Frongoch: Wales and Ireland’s Easter Rising

Frongoch, 2016

Frongoch isn’t a big place. But some believe this tiny Welsh village played a significant part in securing Irish independence.

After the failure of the Easter Rising in Dublin in April 1916, Michael Collins and 1,800 other Irish republicans were interned here. Collins took the opportunity to school other prisoners in guerilla warfare, learning the bitter lessons of the mistakes of Easter 1916. As a result, Frongoch was dubbed in Irish ollscoil na réabhlóide, the university of revolution. During the war of independence, the slow-witted British authorities were no match for the revolutionaries.

A Frongoch rugby ball, used for Gaelic football

The Irish at Frongoch played Gaelic football with a Welsh rugby ball on a Frongoch field they called Croke Park after the revered GAA stadium in Dublin. (The ball is now in the care of the National Museum of Ireland.) Tragically, four years later the real Croke Park would be the scene of the massacre of 14 men, women and children by British forces, supposedly prompted by the killing of 14 British intelligence officers at the behest of Michael Collins.

Frongoch’s village Welsh language school, Ysgol Bro Tryweryn, now occupies part of the site of Frongoch prison. A local farmer demolished the last remaining prison hut some years ago not realising its historical significance. But Wales made up for this on the centenary of the Easter Rising in 2016, with commemorative plaques in Welsh, Irish and English, and a ceremony featuring both nations, and the children of Ysgol Bro Tryweryn.

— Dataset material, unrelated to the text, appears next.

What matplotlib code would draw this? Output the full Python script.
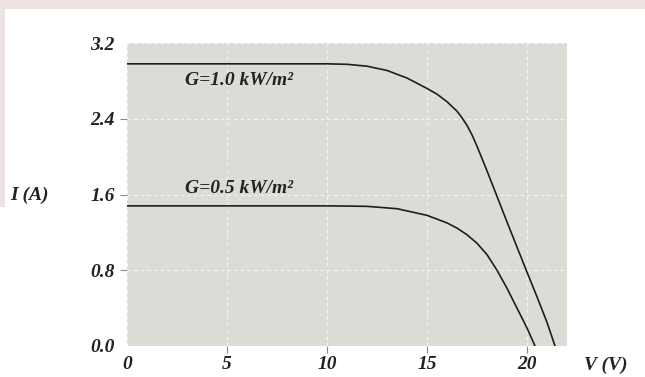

Just outside Frongoch, the Welsh and Irish flags dance in the wind underneath another memorial to the prisoners of 1916. This features men from Galway interned here, and, by a strange coincidence, as I stopped here today a car from Galway pulled into the layby just ahead of me. I chatted briefly to the driver, who said he’d driven past several times but only decided to stop today.

I noticed as we chatted that the flagpole flying the Welsh flag featured a sticker for YesCymru, the campaign for Welsh independence. It seemed appropriate given the history – not just the 1916 connection, but the part this valley played in fuelling Welsh identity and nationalism.

Pembrokeshire, 2020

To this day, you will find the words Cofiwch Dryweryn daubed on walls all over Wales: Remember Tryweryn. In the 1960s, a Welsh speaking community just down the road from Frongoch was destroyed to provide water for the English city of Liverpool. All but one Welsh MP voted against drowning Capel Celyn to create a reservoir, but the British Tory government ignored them. English drinkers trumped Welsh villagers. The year after the reservoir opened, Wales elected its first Welsh nationalist (Plaid Cymru) MP, Gwynfor Evans. Sixty years later, Plaid Cymru became Wales’s first pro-independence party to form the Welsh government.

Michael Collins would have raised a toast.